§ Goal of the exercise
Exclude the pictures and return every line exactly as written.

§ Given data

/---

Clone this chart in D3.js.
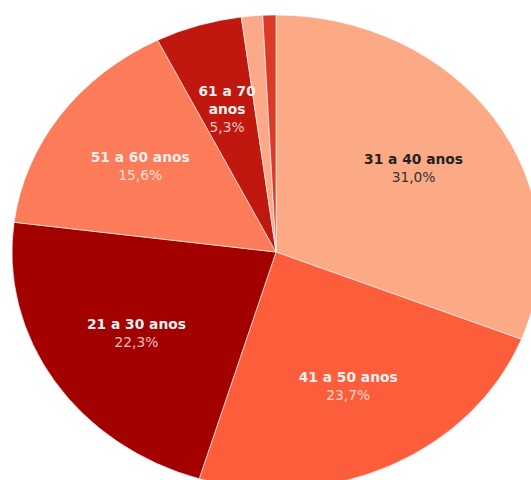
<!DOCTYPE html>
<html>
<head>
<meta charset="utf-8">
<script src="https://cdn.jsdelivr.net/npm/d3@7"></script>
<style>
  html, body { margin: 0; padding: 0; background: #fff; }
  svg { display: block; font-family: "DejaVu Sans", sans-serif; }
</style>
</head>
<body>
<div id="chart"></div>
<script>
'use strict';

/* Data */
var categories = ['31 a 40 anos', '41 a 50 anos', '21 a 30 anos', '51 a 60 anos', '61 a 70 anos', '71 a 80 anos', 'até 20 anos']
var values = [31.0, 23.7, 22.3, 15.6, 5.3, 1.3, 0.8]
var colors = ['#fcaa86', '#fc5e3c', '#a30000', '#fc7b58', '#c0170f', '#fca98a', '#dc3a26']
var showLabel = [true, true, true, true, true, false, false]
var darkText = [true, false, false, false, false, false, false]

var width = 531, height = 480
var cx = 276, cy = 252
var rx = 264, ry = 237

var data = categories.map(function(c, i){
  return {name: c, value: values[i], color: colors[i], label: showLabel[i], dark: darkText[i]}
})

var svg = d3.select('#chart').append('svg')
  .attr('width', width)
  .attr('height', height)

// the pie is drawn as a circle and squeezed vertically
var g = svg.append('g')
  .attr('transform', 'translate(' + cx + ',' + cy + ') scale(1,' + (ry / rx) + ')')

var pie = d3.pie()
  .sort(null)
  .value(function(d){ return d.value })

var arcs = pie(data)

var arc = d3.arc()
  .innerRadius(0)
  .outerRadius(rx)

var labelArc = d3.arc()
  .innerRadius(rx * 0.63)
  .outerRadius(rx * 0.63)

g.selectAll('path.slice')
  .data(arcs)
  .enter().append('path')
    .attr('class', 'slice')
    .attr('d', arc)
    .attr('fill', function(d){ return d.data.color })
    .attr('stroke', '#fff')
    .attr('stroke-width', 1)
    .attr('stroke-opacity', 0.6)
    .attr('vector-effect', 'non-scaling-stroke')

// Labels (outside the squeezed group so text is not distorted)
var fmt = function(v){ return v.toFixed(1).replace('.', ',') + '%' }

var labels = svg.append('g')
  .attr('transform', 'translate(' + cx + ',' + cy + ')')

arcs.filter(function(d){ return d.data.label }).forEach(function(d){
  var c = labelArc.centroid(d)
  var x = c[0], y = c[1] * ry / rx
  // narrow slice: wrap the name on two lines
  var lines = d.data.value < 10 ? [d.data.name.replace(' anos', ''), 'anos'] : [d.data.name]
  var lh = 18
  var top = y - 4 - (lines.length - 1) * lh / 2
  var t = labels.append('text')
    .attr('text-anchor', 'middle')
    .attr('font-size', '13.8px')
  lines.forEach(function(l, i){
    t.append('tspan')
      .attr('x', x)
      .attr('y', top + i * lh)
      .attr('font-weight', 'bold')
      .attr('fill', d.data.dark ? '#222' : '#efefef')
      .text(l)
  })
  t.append('tspan')
    .attr('x', x)
    .attr('y', top + lines.length * lh)
    .attr('fill', d.data.dark ? '#333' : '#fff')
    .attr('fill-opacity', d.data.dark ? 1 : 0.75)
    .text(fmt(d.data.value))
})
</script>
</body>
</html>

\---

§ Exercise output
Clone this chart in D3.js.
<!DOCTYPE html>
<html>
<head>
<meta charset="utf-8">
<script src="https://cdn.jsdelivr.net/npm/d3@7"></script>
<style>
  html, body { margin: 0; padding: 0; background: #fff; }
  svg { display: block; font-family: "DejaVu Sans", sans-serif; }
</style>
</head>
<body>
<div id="chart"></div>
<script>
'use strict';

/* Data */
var categories = ['31 a 40 anos', '41 a 50 anos', '21 a 30 anos', '51 a 60 anos', '61 a 70 anos', '71 a 80 anos', 'até 20 anos']
var values = [31.0, 23.7, 22.3, 15.6, 5.3, 1.3, 0.8]
var colors = ['#fcaa86', '#fc5e3c', '#a30000', '#fc7b58', '#c0170f', '#fca98a', '#dc3a26']
var showLabel = [true, true, true, true, true, false, false]
var darkText = [true, false, false, false, false, false, false]

var width = 531, height = 480
var cx = 276, cy = 252
var rx = 264, ry = 237

var data = categories.map(function(c, i){
  return {name: c, value: values[i], color: colors[i], label: showLabel[i], dark: darkText[i]}
})

var svg = d3.select('#chart').append('svg')
  .attr('width', width)
  .attr('height', height)

// the pie is drawn as a circle and squeezed vertically
var g = svg.append('g')
  .attr('transform', 'translate(' + cx + ',' + cy + ') scale(1,' + (ry / rx) + ')')

var pie = d3.pie()
  .sort(null)
  .value(function(d){ return d.value })

var arcs = pie(data)

var arc = d3.arc()
  .innerRadius(0)
  .outerRadius(rx)

var labelArc = d3.arc()
  .innerRadius(rx * 0.63)
  .outerRadius(rx * 0.63)

g.selectAll('path.slice')
  .data(arcs)
  .enter().append('path')
    .attr('class', 'slice')
    .attr('d', arc)
    .attr('fill', function(d){ return d.data.color })
    .attr('stroke', '#fff')
    .attr('stroke-width', 1)
    .attr('stroke-opacity', 0.6)
    .attr('vector-effect', 'non-scaling-stroke')

// Labels (outside the squeezed group so text is not distorted)
var fmt = function(v){ return v.toFixed(1).replace('.', ',') + '%' }

var labels = svg.append('g')
  .attr('transform', 'translate(' + cx + ',' + cy + ')')

arcs.filter(function(d){ return d.data.label }).forEach(function(d){
  var c = labelArc.centroid(d)
  var x = c[0], y = c[1] * ry / rx
  // narrow slice: wrap the name on two lines
  var lines = d.data.value < 10 ? [d.data.name.replace(' anos', ''), 'anos'] : [d.data.name]
  var lh = 18
  var top = y - 4 - (lines.length - 1) * lh / 2
  var t = labels.append('text')
    .attr('text-anchor', 'middle')
    .attr('font-size', '13.8px')
  lines.forEach(function(l, i){
    t.append('tspan')
      .attr('x', x)
      .attr('y', top + i * lh)
      .attr('font-weight', 'bold')
      .attr('fill', d.data.dark ? '#222' : '#efefef')
      .text(l)
  })
  t.append('tspan')
    .attr('x', x)
    .attr('y', top + lines.length * lh)
    .attr('fill', d.data.dark ? '#333' : '#fff')
    .attr('fill-opacity', d.data.dark ? 1 : 0.75)
    .text(fmt(d.data.value))
})
</script>
</body>
</html>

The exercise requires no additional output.